SSR(Solid State Relay)は電磁石とバネを使わない無接点リレー。
高速、無音という特徴があります。
温度取得はサーミスタの代わりにRTD(Resistance Temperature Detector)をボイラーに取り付けて行っています。
高精度の測定が可能ですが、サーミスタの様に単体では回路の遮断機能を持ちません。
RTDの測定した温度をTemp Contoller(PIDコントローラ)が計算し、SSRを細かくOFF/ONしてボイラーを指定温度に保ちます。
使用パーツ
PID Controller
型番:SYL-1512A
マニュアル公開あり。動作電源は85V-260V AC/DC。
出力はSSRコントロールの他、アラーム用の端子を装備。
入力は3種類のRTD、8種類の熱電対を選択可能。-200℃から2300℃まで制御できます。
P,I,D,の各制御パラメータも調整可能。自動チューニング機能もあるとか。
おそらくキットに入った同コントローラは、Silviaの熱特性に合わせた値がプリインされていると思います。
自分でそれを行う場合、どのくらい試行錯誤が要るのか見当がつきません。
SSR
これは単純に25A対応の一般的なSSRに見えます。
出力側の耐圧は24-480VAC。
PIDコントローラのSSRコントロール電圧・電流に合わせる必要があります。
SYL-1512Aなら8Vかつ40mAまで。
発熱するため取り付け時はサーマルグリスを使い、ヒートシンクもしくは筐体にて放熱が必要。
RTD
白金=PT100を使ったRTD。
RTDは素材によって規格が分かれるらしく、これもPIDコントローラでの対応確認が必要。

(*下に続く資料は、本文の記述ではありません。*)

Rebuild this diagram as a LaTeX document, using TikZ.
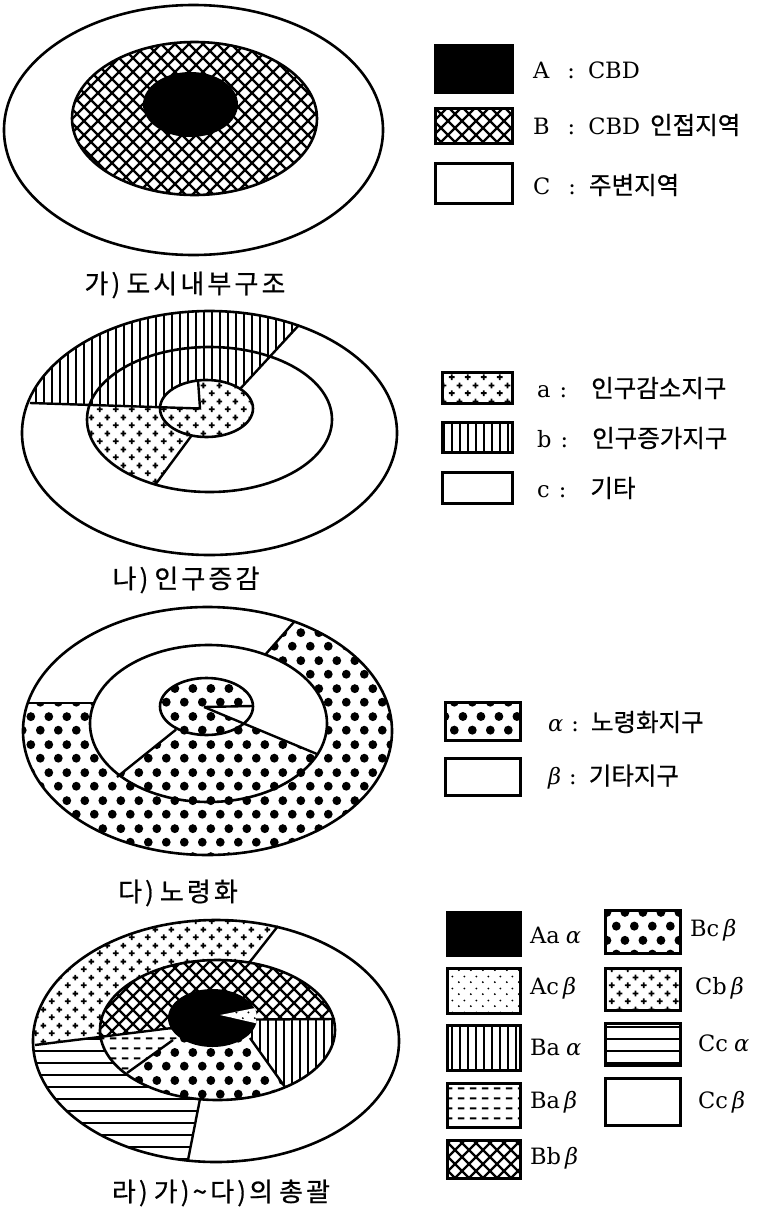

元々使われているサーミスタはKSD301という形状規格。
しかしこの形をしたRTDは他に売られていないようです。
そのまま綺麗に取り付けるならこの製品を買う必要あり。あとは汎用品を買ってどうにかくくり付けるとか。
なんとなく把握
調べた結果、「抽出温度のPID制御だけならなんとかなりそう」という感触を得ました。
現在そのパーツがAliexpressで集まらないか調査中。
スチーム温度の制御も、となるとちょっと難しそう。
というのも1つのRTDで2つの目標値=SVを設定できる特殊なコントローラが必要。
そこから本体のスチームスイッチでどうやってSVを切り替えるのか?見当もつきません。
[KIT-RSPb]ではさらに3方向バルブの制御出力もあります。
SYL-1512Aにはそんな記載は無いため、カスタムファームかもしれません。